Réunis le 7 octobre sous l’égide de la Fondation de France, Alain Borer et son jury ont dévoilé les lauréats des Prix Robert Ganzo d’automne 2025. Quatre distinctions, quatre manières d’habiter la langue et le monde : Anna Milani, Benjamin Guérin, Jean Portante et Isabelle Macor. Ce cru affirme une poésie du passage — entre les langues, les territoires et les formes de vie.
Le palmarès a cette année la cohérence discrète des grands équilibres : chaque lauréat avance depuis un bord.
D’abord celui du lac, avec Anna Milani, récompensée du Prix Espoir pour Cantique du lac (Cheyne). Dans ce livre bref, l’eau n’est pas décor mais miroir : elle reflète une féminité fluide, en quête d’un “dedans” où le visible et l’invisible se confondent. Ses proses — limpides, tendues — disent le passage de l’enfance au langage, du rivage au mythe.
Sur un autre versant, Benjamin Guérin, lauréat du Prix Révélation pour Quand nous étions des loups (Corlevour), explore la part animale de l’homme. Le poète y poursuit le loup intérieur, non pour l’apprivoiser, mais pour en faire un guide. Ce loup, figure de migration et de survie, ouvre le recueil à la question écologique : comment habiter le monde sans le dévorer ?
Avec Jean Portante, Prix du Poète-traducteur pour sa version de Rayons de nuit de Paul Celan (Le Castor Astral), la frontière devient linguistique. Écrivain luxembourgeois d’expression française, Portante traduit comme on traverse une mémoire fracturée : chaque mot de Celan y résonne d’une perte et d’un recommencement. La traduction devient lieu d’oubli et de survivance, un territoire mouvant où les langues ne s’opposent pas mais se prolongent.
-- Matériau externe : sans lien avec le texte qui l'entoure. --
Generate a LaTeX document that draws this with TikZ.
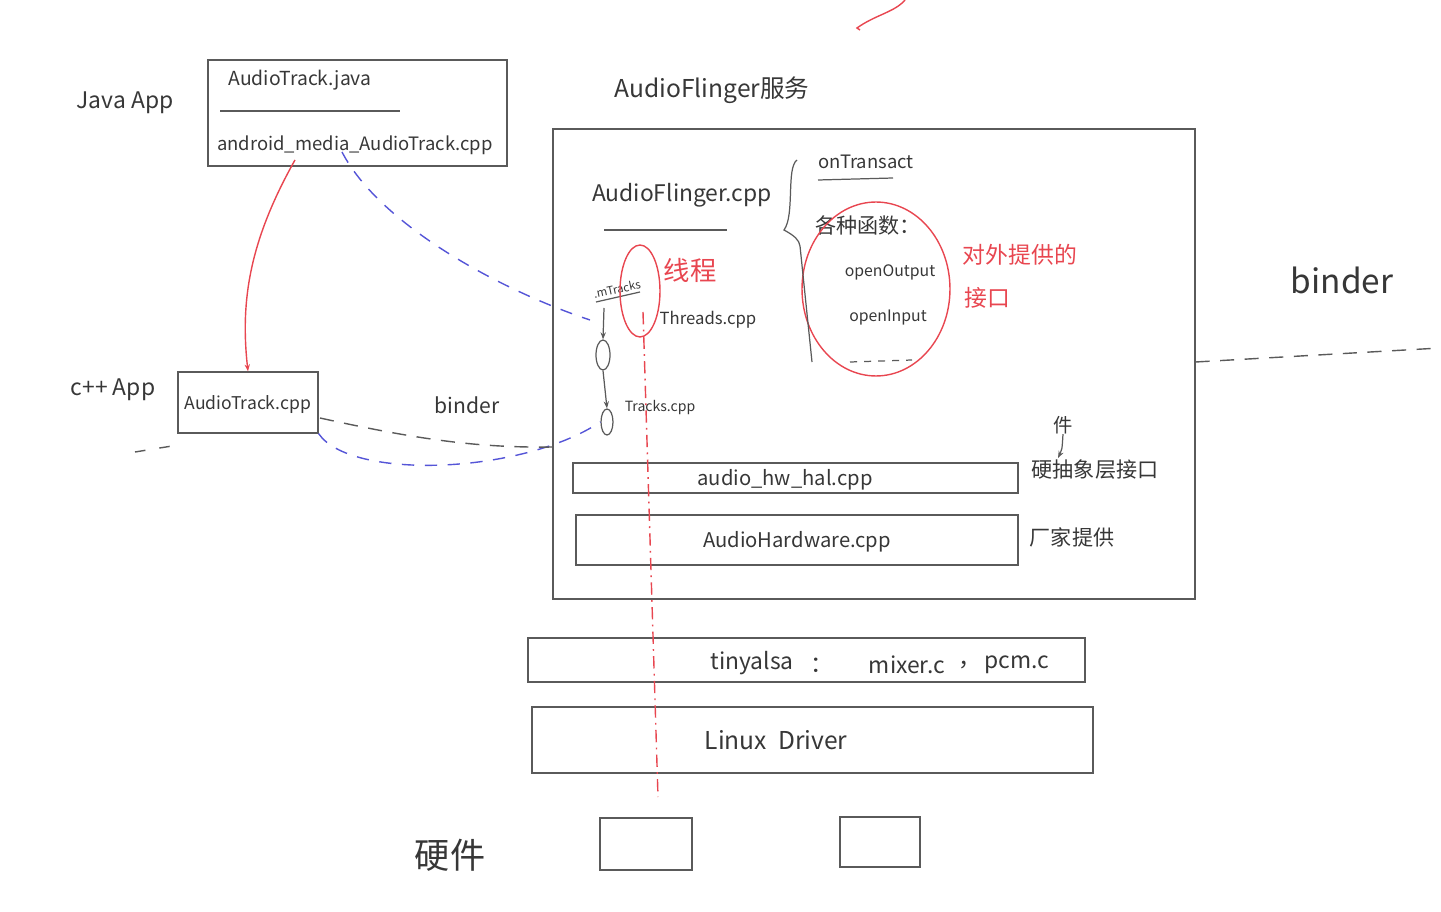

Enfin, Isabelle Macor, lauréate du Prix du Traducteur-poète, se tient sur la ligne de crête entre deux univers : celui de Zuzanna Ginczanka (Les Centaures & autres poèmes) et celui de Ryszard Krynicki (La pierre, le givre), deux voix polonaises publiées par La Barque et Grèges. Chez Macor, traduire n’est pas transposer mais traduire en tremblement. Elle fait du français une langue traversée, secouée par l’étrangeté du polonais — un art du seuil plus qu’un art du transfert.
Autour d’Alain Borer, les poètes et artistes Jacques Bonnaffé, Claudine Delaunay, Yvon Le Men, Dominique Sampiero, Nathalie Swann et Axel Wiegandt composent un jury attentif aux tensions de la langue plutôt qu’à ses effets. Dans la lignée du poète franco-vénézuélien Robert Ganzo, le prix célèbre l’audace, la traversée, le chant qui se risque hors des frontières.
Le printemps 2025 avait déjà salué Seyhmus Daktekin (Prix spécial L’Orénoque) et Joël Vernet (Grand Prix Ganzo). Cet automne, la relève confirme l’équilibre voulu : à côté des grands poètes confirmés, des voix jeunes qui déplacent les lignes sans renier l’exigence.
Ce millésime 2025 pourrait se lire comme une réponse à un monde saturé de discours : la poésie, ici, refuse la surenchère. Elle écoute, recueille, reformule.
Les textes d’Anna Milani et de Benjamin Guérin creusent le rapport au vivant ; ceux de Jean Portante et d’Isabelle Macor, la circulation des langues et des mémoires. Ensemble, ils dessinent une poétique du passage — géographique, intime, linguistique.
Les Prix Robert Ganzo rappellent que la poésie n’est pas un luxe mais un instrument de mesure. Elle jauge les écarts : entre soi et le monde, entre les mots et les choses. Et c’est peut-être là, dans cet entre-deux vibrant, que se joue encore la modernité du poème.